How the euro will straitjacket Britain
Member states will be strapped into a strict economic discipline whether they join the single currency or not. Anthony Bevins reports
The hard terms set for the single currency at the Dublin summit at the weekend makes eventual British membership inevitable, according to Treasury sources.
An agreement reached between economic and finance ministers on Friday, and endorsed by heads of government in Saturday's summit conclusions, straps all member states into a strict economic discipline, whether they join the euro or not.

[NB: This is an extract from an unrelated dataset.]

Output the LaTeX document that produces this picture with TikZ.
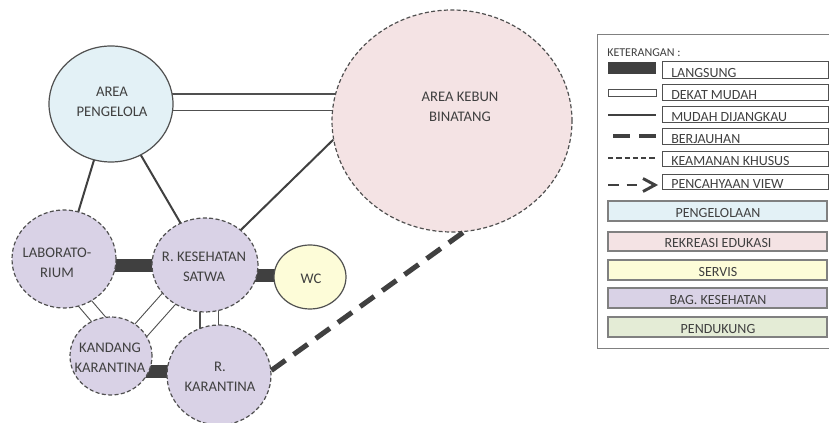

The report, from the economic and finance ministers (Ecofin), including the British Chancellor of the Exchequer, Kenneth Clarke, says that all member states have mutual interests and obligations in the monetary field. Indeed, the Maastricht treaty says that each member state shall treat its exchange rate policy as a matter of common interest.
The European Monetary Institute put that legal treaty requirement even more firmly, demanding "close policy co- ordination" between the Euro-zone countries, and non- members, as "an integral part of the completion of the economic and monetary union process". It said that Article 109m of the treaty made it an "obligation" to treat exchange-rate policy as a matter of common interest "in order to ensure the efficient functioning and development of the single market".
The assumption running throughout the text of the Ecofin report is that all members of the European Union are to be locked into what one Irish minister called "a disciplinarian straitjacket".
One British source said that once London had met the terms for single- currency membership, the so-called economic convergence criteria - as John Major has said it would - there would be little point in staying out.
Remaining out would mean accepting all the pain of economic and monetary union, without getting any of the gain.
Mr Clarke told the Commons last week that there would be clear advantages in being a euro member, provided membership was restricted to countries genuinely strong enough to survive the rigours of euro discipline.
He said that a single currency would not only reduce foreign-exchange costs, making it easier for small businesses to compete in the single market, but would also force interest rates down. "If a single currency could be made to work," Mr Clarke said, "it is arguable that we might well benefit from it."
A similar message has echoed over the decades, first when British entry to the Common Market was being discussed and, secondly, when the disciplines of the single market were being sold by Margaret Thatcher.
Certainly, Mr Clarke has told colleagues that he was negotiating last week for single currency entry terms that would last for as long as a decade, so that even if Britain did not join on the first wave, the eventual terms of entry would be acceptable to Britain.
But the Dublin text suggests it would be foolish for countries which qualify to remain aloof from the process if the summit lives up to its promise of delivering a euro "assured of its status as a strong currency".
The Ecofin report says that once the euro is launched, there could be three categories of member state in the EU.
Members of the euro are to be selected by qualified majority vote - with no one country able to wield a veto - early in 1998, during the next British presidency of the union. At that stage, a new European exchange rate mechanism, the ERM 2, is to be created for those not joining up in 1999.
Mr Major has given firm assurances that there is no question of sterling going back into the existing ERM from which it crashed in 1992, to the great embarrassment of the Prime Minister, and a large-scale devaluation of the pound.
Last week's Dublin meetings, however, appeared to assume that non-euro states would join ERM 2.
"While membership of ERM 2 remains voluntary," the Ecofin report said, "member states with a derogation can be expected to join the mechanism and thus to have a central [exchange] rate vis-a-vis the euro, thereby providing a reference point which assists in judging the adequacy of their policies."
The third group of countries would be those that joined neither the euro, nor ERM 2.
Nevertheless, they do not escape the straitjacket. The Ecofin report said: "Member states outside ERM 2 and thus not having a central [exchange] rate will present policies so as to enable appropriate surveillance in the council, which can make, when necessary, non-binding recommendations.
"This surveillance will seek to ensure that their policies are oriented to stability and thus to avoid real exchange-rate misalignments and excessive nominal exchange-rate fluctuations.
The other disadvantage of staying out of the euro on a long-term basis will only emerge over time, but the Treasury is already expressing concern that EU ministers will set up their own unofficial caucus meetings to lay down the direction of overall economic and financial policy for the entire union to their own advantage.